Introduction MOS transistor based integrated circuits have transformed the world we live in. It is estimated that there are more than 15 billion silicon semiconductor chips currently in use with an additional 500,000 sold each day [1]. The ever shrinking size of the MOS transistors that result in faster, smaller, and cheaper systems have enabled ubiquitous use of these chips. Among these semiconductor chips, a prevalent component is the high-performance general-purpose microprocessor. Figure 1-1 illustrates the timeline on technology scaling and new highperformance microprocessor architecture introductions in the past three decades [2]. This trend holds in general for other segments of the semiconductor industry as predicted by Moore’s law [3]. In 1965, Gordon Moore showed that for any MOS transistor technology there exists a minimum cost that maximizes the number of components per integrated circuits.
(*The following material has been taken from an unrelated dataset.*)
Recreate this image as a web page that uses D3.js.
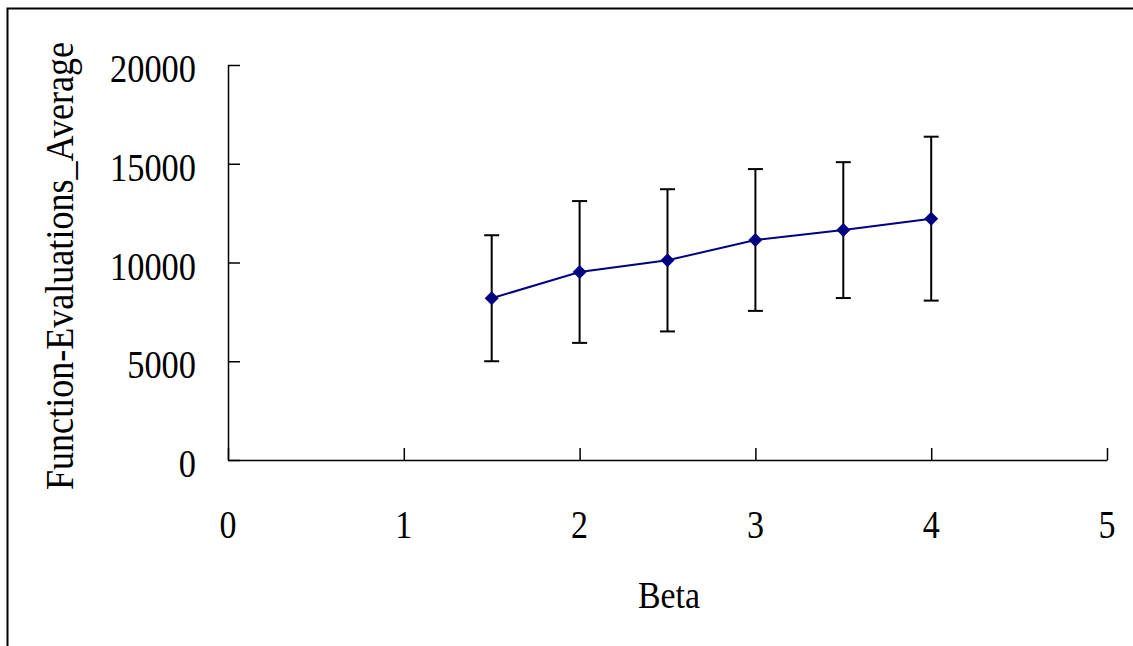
<!DOCTYPE html>
<html>
<head>
<meta charset="utf-8">
<script src="https://cdn.jsdelivr.net/npm/d3@7"></script>
<style>
  body { margin: 0; background: #fff; }
  svg text { font-family: "Liberation Serif", "DejaVu Serif", serif; fill: #000; }
</style>
</head>
<body>
<svg id="main" width="1133" height="646"></svg>
<script>
// beta values and averages
var betas = [1.5, 2, 2.5, 3, 3.5, 4];
var averages = [8190, 9520, 10110, 11140, 11640, 12220];
var errors = [3190, 3590, 3600, 3590, 3440, 4150];
var xTicks = [0, 1, 2, 3, 4, 5];
var yTicks = [0, 5000, 10000, 15000, 20000];

var svg = d3.select("#main");

// outer frame (runs off the right and bottom of the picture)
svg.append("rect")
  .attr("x", 7.5).attr("y", 8.5)
  .attr("width", 1200).attr("height", 700)
  .style("fill", "none").style("stroke", "#000").style("stroke-width", 2);

var x = d3.scaleLinear().domain([0, 5]).range([228, 1107]);
var y = d3.scaleLinear().domain([0, 20000]).range([460, 65]);

// x axis, ticks pointing up into the plot
var xAxis = svg.append("g")
  .attr("transform", "translate(0," + y(0) + ")")
  .call(d3.axisBottom(x).tickValues(xTicks).tickSizeInner(-12).tickSizeOuter(0).tickFormat(""));
xAxis.select(".domain").attr("stroke-width", 1.5);
xAxis.selectAll(".tick line").attr("stroke-width", 1.5);

// y axis, ticks pointing right
var yAxis = svg.append("g")
  .attr("transform", "translate(" + x(0) + ",0)")
  .call(d3.axisLeft(y).tickValues(yTicks).tickSizeInner(-12).tickSizeOuter(0).tickFormat(""));
yAxis.select(".domain").attr("stroke-width", 1.5);
yAxis.selectAll(".tick line").attr("stroke-width", 1.5);

// tick labels (narrow tall serif, squeezed with textLength)
svg.selectAll(".xlab").data(xTicks).enter().append("text")
  .attr("class", "xlab")
  .attr("x", function(d) { return x(d); })
  .attr("y", 538)
  .attr("text-anchor", "middle")
  .attr("textLength", 17)
  .attr("lengthAdjust", "spacingAndGlyphs")
  .style("font-size", "41px")
  .text(function(d) { return d; });

svg.selectAll(".ylab").data(yTicks).enter().append("text")
  .attr("class", "ylab")
  .attr("x", 196)
  .attr("y", function(d) { return y(d) + 17; })
  .attr("text-anchor", "end")
  .attr("textLength", function(d) { return String(d).length * 17.2; })
  .attr("lengthAdjust", "spacingAndGlyphs")
  .style("font-size", "41px")
  .text(function(d) { return d; });

// axis titles
svg.append("text")
  .attr("x", 669).attr("y", 608)
  .attr("text-anchor", "middle")
  .attr("textLength", 62)
  .attr("lengthAdjust", "spacingAndGlyphs")
  .style("font-size", "38px")
  .text("Beta");

svg.append("text")
  .attr("transform", "translate(73,266) rotate(-90)")
  .attr("text-anchor", "middle")
  .attr("textLength", 448)
  .attr("lengthAdjust", "spacingAndGlyphs")
  .style("font-size", "41px")
  .text("Function-Evaluations_Average");

// error bars
var bars = svg.append("g").selectAll("g").data(betas).enter().append("g")
  .style("stroke", "#000").style("stroke-width", 2);
bars.append("line")
  .attr("x1", function(d) { return x(d); })
  .attr("x2", function(d) { return x(d); })
  .attr("y1", function(d, i) { return y(averages[i] + errors[i]); })
  .attr("y2", function(d, i) { return y(averages[i] - errors[i]); });
bars.append("line")
  .attr("x1", function(d) { return x(d) - 7.5; })
  .attr("x2", function(d) { return x(d) + 7.5; })
  .attr("y1", function(d, i) { return y(averages[i] + errors[i]); })
  .attr("y2", function(d, i) { return y(averages[i] + errors[i]); });
bars.append("line")
  .attr("x1", function(d) { return x(d) - 7.5; })
  .attr("x2", function(d) { return x(d) + 7.5; })
  .attr("y1", function(d, i) { return y(averages[i] - errors[i]); })
  .attr("y2", function(d, i) { return y(averages[i] - errors[i]); });

// the mean line
var line = d3.line()
  .x(function(d, i) { return x(betas[i]); })
  .y(function(d) { return y(d); });
svg.append("path")
  .datum(averages)
  .attr("d", line)
  .style("fill", "none").style("stroke", "#000080").style("stroke-width", 2);

// diamond markers
svg.selectAll(".pt").data(averages).enter().append("path")
  .attr("class", "pt")
  .attr("transform", function(d, i) { return "translate(" + x(betas[i]) + "," + y(d) + ")"; })
  .attr("d", "M0,-7L7,0L0,7L-7,0Z")
  .style("fill", "#000080");
</script>
</body>
</html>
He also showed as transistor dimensions are shrunk (or scaled) from one technology generation to the next, the minimal cost point allows significant increase of the number of components per integrated circuit as shown in Figure 1-2.

Historically, technology scaling resulted in scaling of vertical and lateral dimensions by 0.7X each generation resulting in delay of the logic gates to be scaled by 0.7X and the integration density of logic gates to be increased by 2X. From the timeline shown in Figure 1-1 it is clear that there were two distinct eras in technology scaling – constant voltage scaling and constant electric field scaling.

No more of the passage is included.